Re: UNH Wildcats 2019/2020 Ready to Rock and Roll!!
Always thought that the Atlanta Thrashers should have given Haydar more than the dozen or so games for his 1 goal plus 7 assists NHL totals. But, what a great AHA player he was, including being captain of the Chicago Wolves Calder Cup championship team in 2007-08, with former UNH teammate Jason Krog centering his line.
There are more than a few parallels between Haydar's career, and the early part of Poturalski's pro career. FWIW I noticed that Poturalski started the season in the AHL again (San Diego). Didn't see him in the Anaheim line-up against the Wings earlier this week, so it didn't come as a surprise.
I've always said, and I'll say it again … being an undersized high skill guys at D-1 level (or even AHL level) doesn't necessarily guarantee you a career in the NHL. Because if you're not talented enough to crack the top six forwards on an NHL team, and if you're small-ish and can't measure up physically and/or defensively in a checking line role … there's no place for you with a lot of NHL teams. You pretty much either have to get lucky to get a lower-level NHL team to take a chance on you, and to live with your growing pains in a top six role … OR you simply have to transform your defensive game, and probably bulk up a little, too.

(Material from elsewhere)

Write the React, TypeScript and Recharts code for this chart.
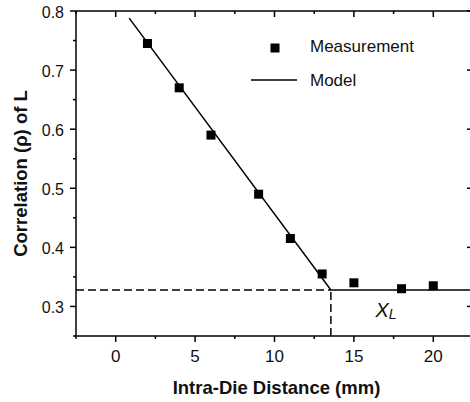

Haydar would have been a free agent from an NHL perspective for most of his AHL career, so it's not like other organizations didn't have a chance to sign him. Sadly, for whatever reason, they all must have seen the same thing(s) to either temper their interest, or to keep him on a short rope during his limited NHL stints.
That's not to denigrate the likes of Haydar, or Poturalski (who still has time to catch a break), or guys like Mowers or Krog who did get a little more in the way of NHL opportunities in their careers. You can't coach size, and unless your skills are on par with the likes of Martin St. Louis, Brian Gionta or Johnny Hockey, the margin for error to get an extended shot in the NHL and then to make it count, can be a mighty small window before organizations just write you off. Heck, even the aforementioned MSL struggled to crack the NHL early in his pro career, but he got his break ultimately with a bad TBL franchise at the time, and the rest is history.
But for every MSL who breaks through, there are dozens who don't quite make it.
What sets Haydar apart is that he kept going at it in the AHL, year after year, when a lot of other similar type players either head off to Europe to play, or quit to start a "rest of life" career in the real world. It's actually quite poignant in a way that Haydar had to know his NHL chance had come and gone at some point well before he walked away, but he still kept at it, whether for love of the game, a decent-but-not-great paycheck, and/or in the naïve hope that someone would give him that one elusive NHL shot.
As a four year guy at UNH, Haydar had to know this outcome was always a possibility anyway.
I'll always remember his time and achievements at UNH fondly - especially @ Worcester in March 1999.